-- Work to complete --
Pictures do not belong in the copy; restate the records below word for word.

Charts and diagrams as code
######

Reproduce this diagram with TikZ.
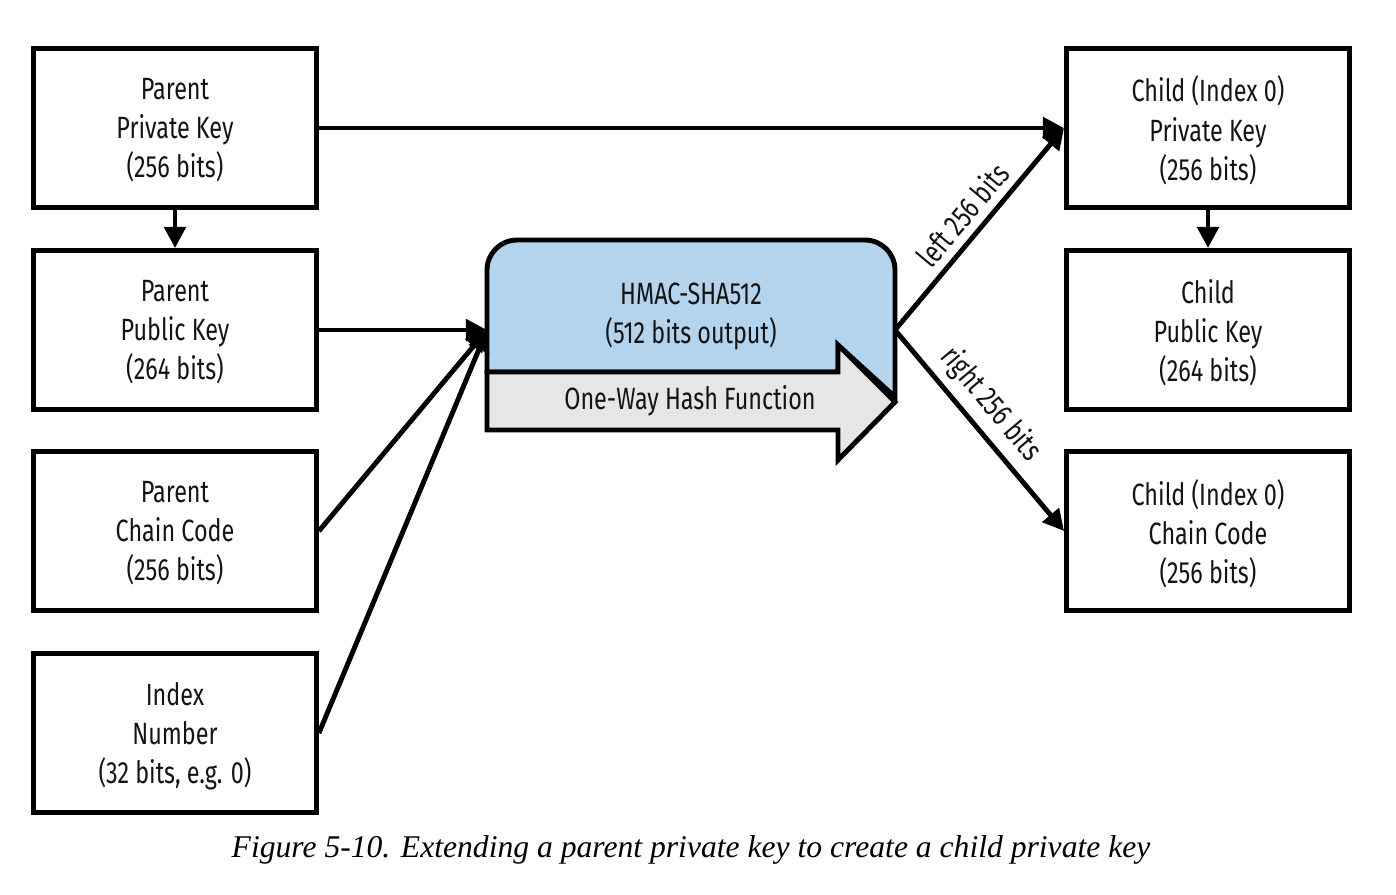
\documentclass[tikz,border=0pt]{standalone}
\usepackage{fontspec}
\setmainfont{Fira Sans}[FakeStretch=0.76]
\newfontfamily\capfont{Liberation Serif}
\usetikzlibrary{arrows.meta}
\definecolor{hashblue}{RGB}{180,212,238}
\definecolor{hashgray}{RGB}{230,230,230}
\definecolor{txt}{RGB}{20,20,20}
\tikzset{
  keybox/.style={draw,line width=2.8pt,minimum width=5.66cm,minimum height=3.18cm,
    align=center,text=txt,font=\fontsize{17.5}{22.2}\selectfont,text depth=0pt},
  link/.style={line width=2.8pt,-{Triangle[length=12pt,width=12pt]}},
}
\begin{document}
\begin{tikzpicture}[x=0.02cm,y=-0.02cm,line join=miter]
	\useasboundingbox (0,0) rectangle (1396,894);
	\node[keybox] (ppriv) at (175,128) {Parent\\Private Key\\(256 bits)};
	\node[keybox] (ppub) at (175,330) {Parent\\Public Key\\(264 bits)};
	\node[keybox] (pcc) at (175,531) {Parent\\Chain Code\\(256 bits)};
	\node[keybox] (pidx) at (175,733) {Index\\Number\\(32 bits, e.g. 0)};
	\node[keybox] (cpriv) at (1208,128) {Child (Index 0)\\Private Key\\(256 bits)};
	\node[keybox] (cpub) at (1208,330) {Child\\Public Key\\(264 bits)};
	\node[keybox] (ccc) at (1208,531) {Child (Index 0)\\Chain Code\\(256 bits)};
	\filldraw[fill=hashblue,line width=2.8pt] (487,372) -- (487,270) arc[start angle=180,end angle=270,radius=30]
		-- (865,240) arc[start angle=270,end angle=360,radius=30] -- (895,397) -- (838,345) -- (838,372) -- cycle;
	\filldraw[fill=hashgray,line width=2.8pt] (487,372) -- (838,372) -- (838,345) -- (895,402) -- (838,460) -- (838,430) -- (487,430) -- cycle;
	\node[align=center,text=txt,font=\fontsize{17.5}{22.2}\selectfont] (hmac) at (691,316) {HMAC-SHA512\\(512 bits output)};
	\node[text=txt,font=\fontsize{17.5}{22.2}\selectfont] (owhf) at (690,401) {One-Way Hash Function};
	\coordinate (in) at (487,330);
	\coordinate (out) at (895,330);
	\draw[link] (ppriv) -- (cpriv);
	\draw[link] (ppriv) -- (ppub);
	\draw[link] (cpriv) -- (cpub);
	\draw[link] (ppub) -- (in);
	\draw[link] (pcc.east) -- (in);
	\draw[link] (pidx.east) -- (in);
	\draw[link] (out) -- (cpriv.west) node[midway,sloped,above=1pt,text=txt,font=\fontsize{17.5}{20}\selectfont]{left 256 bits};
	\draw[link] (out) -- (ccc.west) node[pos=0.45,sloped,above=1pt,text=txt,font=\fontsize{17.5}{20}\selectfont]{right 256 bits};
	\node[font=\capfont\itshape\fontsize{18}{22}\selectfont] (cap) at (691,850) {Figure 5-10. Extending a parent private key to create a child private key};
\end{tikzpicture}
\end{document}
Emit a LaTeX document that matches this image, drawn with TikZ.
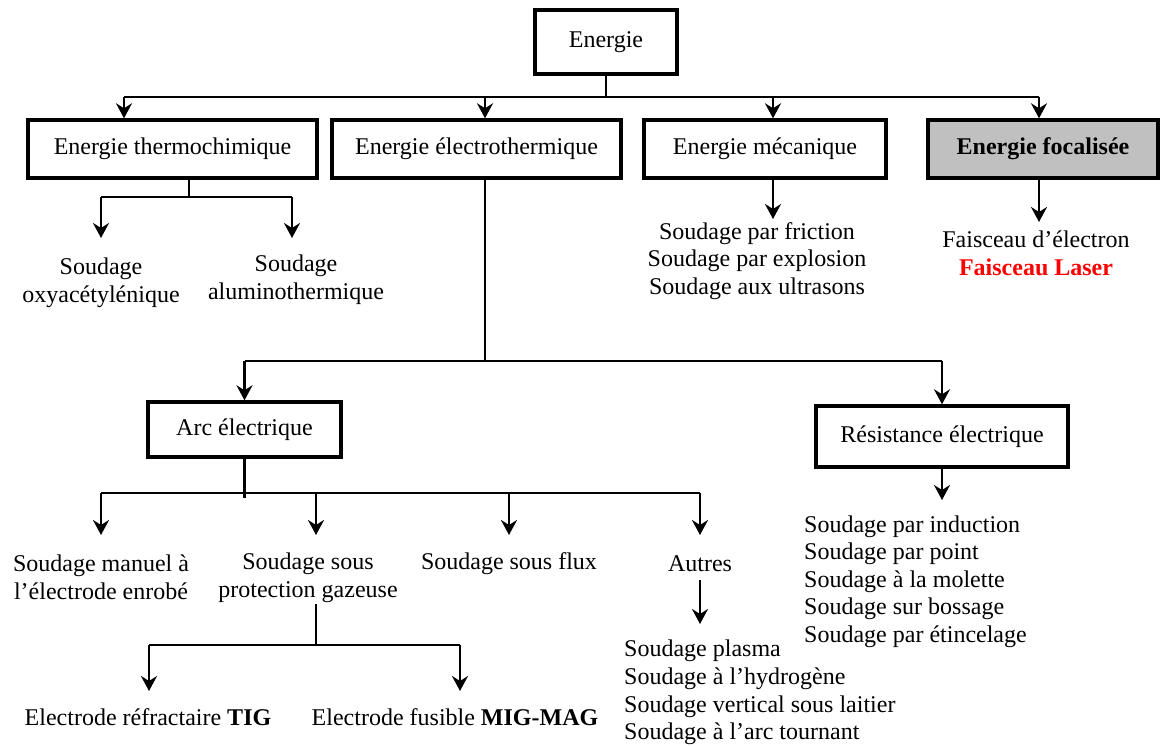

######

-- Expected answer --
Reproduce this diagram with TikZ.
\documentclass[tikz,border=0pt]{standalone}
\usepackage{fontspec}
\setmainfont{Fira Sans}[FakeStretch=0.76]
\newfontfamily\capfont{Liberation Serif}
\usetikzlibrary{arrows.meta}
\definecolor{hashblue}{RGB}{180,212,238}
\definecolor{hashgray}{RGB}{230,230,230}
\definecolor{txt}{RGB}{20,20,20}
\tikzset{
  keybox/.style={draw,line width=2.8pt,minimum width=5.66cm,minimum height=3.18cm,
    align=center,text=txt,font=\fontsize{17.5}{22.2}\selectfont,text depth=0pt},
  link/.style={line width=2.8pt,-{Triangle[length=12pt,width=12pt]}},
}
\begin{document}
\begin{tikzpicture}[x=0.02cm,y=-0.02cm,line join=miter]
	\useasboundingbox (0,0) rectangle (1396,894);
	\node[keybox] (ppriv) at (175,128) {Parent\\Private Key\\(256 bits)};
	\node[keybox] (ppub) at (175,330) {Parent\\Public Key\\(264 bits)};
	\node[keybox] (pcc) at (175,531) {Parent\\Chain Code\\(256 bits)};
	\node[keybox] (pidx) at (175,733) {Index\\Number\\(32 bits, e.g. 0)};
	\node[keybox] (cpriv) at (1208,128) {Child (Index 0)\\Private Key\\(256 bits)};
	\node[keybox] (cpub) at (1208,330) {Child\\Public Key\\(264 bits)};
	\node[keybox] (ccc) at (1208,531) {Child (Index 0)\\Chain Code\\(256 bits)};
	\filldraw[fill=hashblue,line width=2.8pt] (487,372) -- (487,270) arc[start angle=180,end angle=270,radius=30]
		-- (865,240) arc[start angle=270,end angle=360,radius=30] -- (895,397) -- (838,345) -- (838,372) -- cycle;
	\filldraw[fill=hashgray,line width=2.8pt] (487,372) -- (838,372) -- (838,345) -- (895,402) -- (838,460) -- (838,430) -- (487,430) -- cycle;
	\node[align=center,text=txt,font=\fontsize{17.5}{22.2}\selectfont] (hmac) at (691,316) {HMAC-SHA512\\(512 bits output)};
	\node[text=txt,font=\fontsize{17.5}{22.2}\selectfont] (owhf) at (690,401) {One-Way Hash Function};
	\coordinate (in) at (487,330);
	\coordinate (out) at (895,330);
	\draw[link] (ppriv) -- (cpriv);
	\draw[link] (ppriv) -- (ppub);
	\draw[link] (cpriv) -- (cpub);
	\draw[link] (ppub) -- (in);
	\draw[link] (pcc.east) -- (in);
	\draw[link] (pidx.east) -- (in);
	\draw[link] (out) -- (cpriv.west) node[midway,sloped,above=1pt,text=txt,font=\fontsize{17.5}{20}\selectfont]{left 256 bits};
	\draw[link] (out) -- (ccc.west) node[pos=0.45,sloped,above=1pt,text=txt,font=\fontsize{17.5}{20}\selectfont]{right 256 bits};
	\node[font=\capfont\itshape\fontsize{18}{22}\selectfont] (cap) at (691,850) {Figure 5-10. Extending a parent private key to create a child private key};
\end{tikzpicture}
\end{document}
Emit a LaTeX document that matches this image, drawn with TikZ.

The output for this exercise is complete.